Le fait que l’histoire sorte de la bouche des parents (ou d’un autre membre de la famille) est en soi capital, car il signe l’importance sociale de ce qui est raconté et ainsi le petit cherche à communiquer à son entourage la nature du problème qu’il est en train de vivre. Même avec un DVD, l’enfant insistera pour que l’on s’assoie avec lui pour le regarder. L’émetteur du message n’est dans ce cas-ci pas forcément celui qu’on croit, ou bien serait-il plus juste de dire que chacun est à la fois émetteur et récepteur d’un message.

 

Mais cela ne concerne pas que les enfants. En grandissant, on développe le goût pour des histoires moins linéaires, moins schématiques ; BD, films, séries télé, romans… Même s’il n’y semble pas, les « recettes », les types de personnages et les situations dramatiques sont limitées et l’on écoute, regarde ou lit forcément des variations presque infinies d’une histoire éternellement répétée. Pourtant, loin de s’épuiser, notre goût des histoires grandit en même temps que nous.
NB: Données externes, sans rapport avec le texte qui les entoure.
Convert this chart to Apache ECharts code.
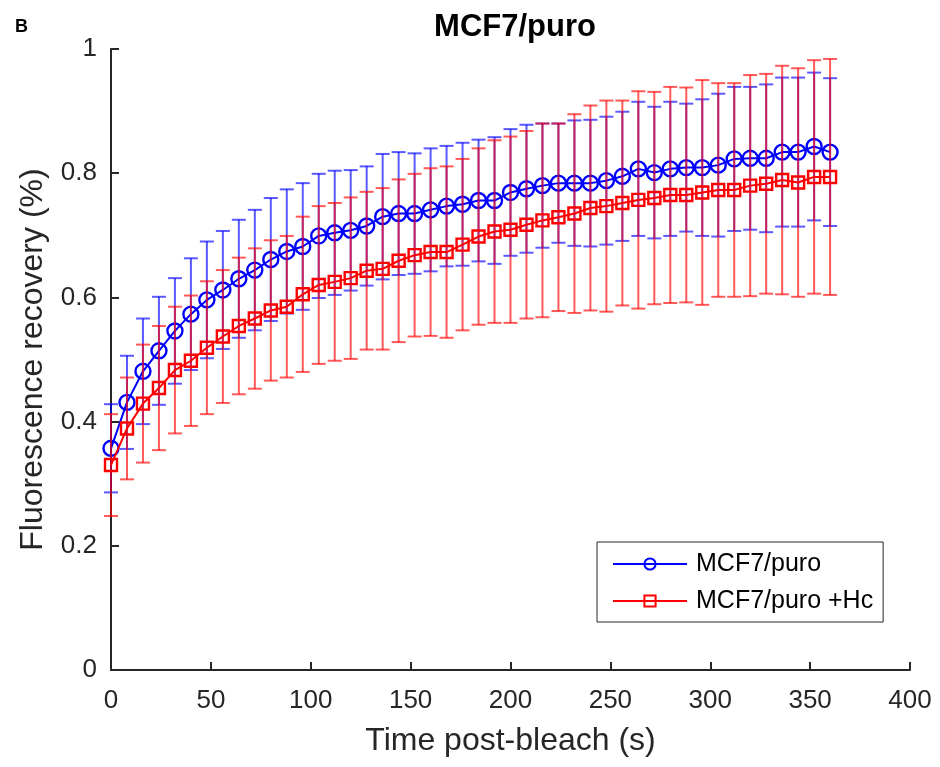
<!DOCTYPE html>
<html>
<head>
<meta charset="utf-8">
<script src="https://cdn.jsdelivr.net/npm/echarts@6/dist/echarts.min.js"></script>
<style>
  html, body { margin: 0; padding: 0; background: #fff; }
  #chart { width: 940px; height: 767px; }
</style>
</head>
<body>
<div id="chart"></div>
<script>
// time points (s)
const timeSec = [0, 8, 16, 24, 32, 40, 48, 56, 64, 72, 80, 88, 96, 104, 112, 120,
  128, 136, 144, 152, 160, 168, 176, 184, 192, 200, 208, 216, 224, 232, 240,
  248, 256, 264, 272, 280, 288, 296, 304, 312, 320, 328, 336, 344, 352, 360];

// MCF7/puro
const puroMean = [0.357, 0.431, 0.481, 0.514, 0.546, 0.573, 0.596, 0.612, 0.630, 0.644,
  0.661, 0.674, 0.682, 0.699, 0.704, 0.708, 0.715, 0.730, 0.735, 0.735,
  0.741, 0.747, 0.750, 0.756, 0.756, 0.769, 0.775, 0.780, 0.784, 0.784,
  0.784, 0.788, 0.795, 0.807, 0.801, 0.807, 0.809, 0.809, 0.813, 0.823,
  0.824, 0.824, 0.834, 0.834, 0.843, 0.834];
const puroErr = [0.071, 0.075, 0.085, 0.087, 0.085, 0.090, 0.094, 0.095, 0.095, 0.097,
  0.099, 0.100, 0.102, 0.100, 0.100, 0.097, 0.096, 0.101, 0.099, 0.097,
  0.099, 0.097, 0.099, 0.098, 0.102, 0.102, 0.103, 0.100, 0.096, 0.101,
  0.102, 0.103, 0.104, 0.108, 0.106, 0.108, 0.103, 0.110, 0.115, 0.116,
  0.115, 0.119, 0.120, 0.120, 0.119, 0.119];

// MCF7/puro +Hc
const hcMean = [0.330, 0.389, 0.429, 0.454, 0.483, 0.498, 0.519, 0.537, 0.554, 0.566,
  0.579, 0.585, 0.605, 0.620, 0.625, 0.631, 0.643, 0.646, 0.659, 0.668,
  0.673, 0.673, 0.685, 0.698, 0.706, 0.709, 0.717, 0.724, 0.729, 0.735,
  0.744, 0.747, 0.752, 0.757, 0.760, 0.765, 0.765, 0.769, 0.773, 0.773,
  0.780, 0.783, 0.789, 0.785, 0.794, 0.794];
const hcErr = [0.082, 0.082, 0.095, 0.100, 0.102, 0.105, 0.107, 0.107, 0.110, 0.113,
  0.113, 0.114, 0.125, 0.127, 0.127, 0.130, 0.127, 0.130, 0.131, 0.131,
  0.135, 0.138, 0.138, 0.142, 0.147, 0.150, 0.151, 0.156, 0.151, 0.160,
  0.165, 0.170, 0.165, 0.175, 0.171, 0.174, 0.173, 0.181, 0.172, 0.172,
  0.178, 0.177, 0.184, 0.184, 0.188, 0.190];

const AXIS_COLOR = '#262626';
const FONT = 'Liberation Sans, Arial, sans-serif';

const chart = echarts.init(document.getElementById('chart'));

// 误差线: [x, low, high]
const errData = (mean, err) => timeSec.map((t, i) => [t, mean[i] - err[i], mean[i] + err[i]]);
const lineData = (mean) => timeSec.map((t, i) => [t, mean[i]]);

const errRender = (color) => (params, api) => {
  const x = api.value(0);
  const lo = api.coord([x, api.value(1)]);
  const hi = api.coord([x, api.value(2)]);
  const w = 7;
  const style = { stroke: color, lineWidth: 2 };
  return {
    type: 'group',
    children: [
      { type: 'line', shape: { x1: lo[0], y1: lo[1], x2: hi[0], y2: hi[1] }, style },
      { type: 'line', shape: { x1: lo[0] - w, y1: lo[1], x2: lo[0] + w, y2: lo[1] }, style },
      { type: 'line', shape: { x1: hi[0] - w, y1: hi[1], x2: hi[0] + w, y2: hi[1] }, style },
    ],
  };
};

const option = {
  animation: false,
  backgroundColor: '#fff',
  textStyle: { fontFamily: FONT },
  title: [
    {
      text: 'MCF7/puro',
      left: 510,
      textAlign: 'center',
      top: 7,
      textStyle: { fontFamily: FONT, fontSize: 31, fontWeight: 'bold', color: '#000' },
    },
    {
      text: 'B',
      left: 10,
      top: 13,
      textStyle: { fontFamily: FONT, fontSize: 18, fontWeight: 'bold', color: '#000' },
    },
  ],
  grid: { left: 111, right: 30, top: 49, bottom: 97, containLabel: false },
  legend: {
    data: ['MCF7/puro', 'MCF7/puro +Hc'],
    orient: 'vertical',
    left: 597,
    top: 542,
    padding: [7, 10, 6, 15],
    itemGap: 7,
    itemWidth: 74,
    itemHeight: 14,
    borderColor: AXIS_COLOR,
    borderWidth: 1,
    borderRadius: 0,
    backgroundColor: '#fff',
    textStyle: { fontFamily: FONT, fontSize: 25, color: '#000', lineHeight: 30, padding: [0, 0, 0, 4] },
  },
  xAxis: {
    type: 'value',
    min: 0,
    max: 400,
    interval: 50,
    name: 'Time post-bleach (s)',
    nameLocation: 'middle',
    nameGap: 55,
    nameTextStyle: { fontFamily: FONT, fontSize: 32, color: AXIS_COLOR },
    axisLine: { show: true, lineStyle: { color: AXIS_COLOR, width: 2 } },
    axisTick: { show: true, inside: true, length: 8, lineStyle: { color: AXIS_COLOR, width: 2 } },
    axisLabel: { fontFamily: FONT, fontSize: 26, color: AXIS_COLOR, margin: 18 },
    splitLine: { show: false },
  },
  yAxis: {
    type: 'value',
    min: 0,
    max: 1,
    interval: 0.2,
    name: 'Fluorescence recovery (%)',
    nameLocation: 'middle',
    nameGap: 62,
    nameTextStyle: { fontFamily: FONT, fontSize: 32, color: AXIS_COLOR },
    axisLine: { show: true, lineStyle: { color: AXIS_COLOR, width: 2 } },
    axisTick: { show: true, inside: true, length: 8, lineStyle: { color: AXIS_COLOR, width: 2 } },
    axisLabel: { fontFamily: FONT, fontSize: 26, color: AXIS_COLOR, margin: 14 },
    splitLine: { show: false },
  },
  series: [
    {
      name: 'puroErr',
      type: 'custom',
      z: 2,
      renderItem: errRender('rgba(0,0,255,0.65)'),
      encode: { x: 0, y: [1, 2] },
      data: errData(puroMean, puroErr),
    },
    {
      name: 'MCF7/puro',
      type: 'line',
      z: 3,
      data: lineData(puroMean),
      symbol: 'circle',
      symbolSize: 15,
      showAllSymbol: true,
      itemStyle: { color: 'rgba(0,0,0,0)', borderColor: '#0000ff', borderWidth: 2.4 },
      lineStyle: { color: '#0000ff', width: 2 },
    },
    {
      name: 'hcErr',
      type: 'custom',
      z: 4,
      renderItem: errRender('rgba(255,0,0,0.65)'),
      encode: { x: 0, y: [1, 2] },
      data: errData(hcMean, hcErr),
    },
    {
      name: 'MCF7/puro +Hc',
      type: 'line',
      z: 5,
      data: lineData(hcMean),
      symbol: 'rect',
      symbolSize: 12,
      showAllSymbol: true,
      itemStyle: { color: 'rgba(0,0,0,0)', borderColor: '#ff0000', borderWidth: 2.4 },
      lineStyle: { color: '#ff0000', width: 2 },
    },
  ],
};

chart.setOption(option);
window.addEventListener('resize', () => chart.resize());
</script>
</body>
</html>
Pourquoi ?

 

1) Parce que tout au long de notre vie, l’esprit veut continuer à grandir et a besoin d’être guidé, inspiré. Les différences dans la forme ne sont destinées qu’à masquer le caractère permanent  (mais non immobile, car il s’agit d’un phénomène extrêmement dynamique) de l’histoire. Qui se plaint des histoires stéréotypées resservies à foison par Hollywood ? Certainement pas les spectateurs, qui ne se lassent pas des Archétypes qu’elle rend vivants à la manière de marionnettes.

 

2) Parce qu’une bonne histoire parle toujours de moi ! (« Parlons de moi, y’a que ça qui m’intéresse… ») comme je suis vraiment ou comme je m’imagine ou me projette (Hein, moi aussi je pourrais être à la StarAc si je savais chanter…)

 

3) Parce qu’aucune histoire ne parle d’un personnage isolé, mais toujours de comment mieux s’intégrer au monde. C’est pourquoi se crée toujours une communauté autour d’une histoire qui serait perçue comme porteuse d’un sens partagé, que ce soit La Bible ou Harry Potter. Ce groupe, le « Nous » est une sorte de « Moi » élargi à la famille, à l’ensemble social, à tous ceux qui me font sentir être moi quand je suis avec eux. Notre utilité est forcément définie en notion du groupe social, qui crée la notion de Sens de l’existence.

 

Il se trouve aussi que tous ces individus reliés entre eux ont un mode de fonctionnement similaire qui renforce par une répétition subtilement différente (car prenant en compte les particularités de chacun) la notion précédente. C’est ainsi que se crée ce qu’on pourrait nommer le Sens en commun.

 

Il est d’ailleurs notoire que toute acquisition , toute évolution ou tout agrandissement du Sens personnel est toujours tourné vers ce Sens en commun, seul à même de justifier et de légitimer notre individualité.

 

En résumé :

Une histoire, c’est un truc qu’on invente

Une bonne histoire, c’est quand t’y crois

Une super histoire, c’est quand tu vibres en l’écoutant

Une histoire de folie, c’est le dernier truc qui m’est arrivé

La meilleure histoire, c’est le jour où je suis devenu un héros au yeux de tous.

 

En conclusion : Imagination, participation, intégration, valorisation sociale liée à l’utilité des individus dans le groupe égale Sens retrouvé et partagé, Sens en commun.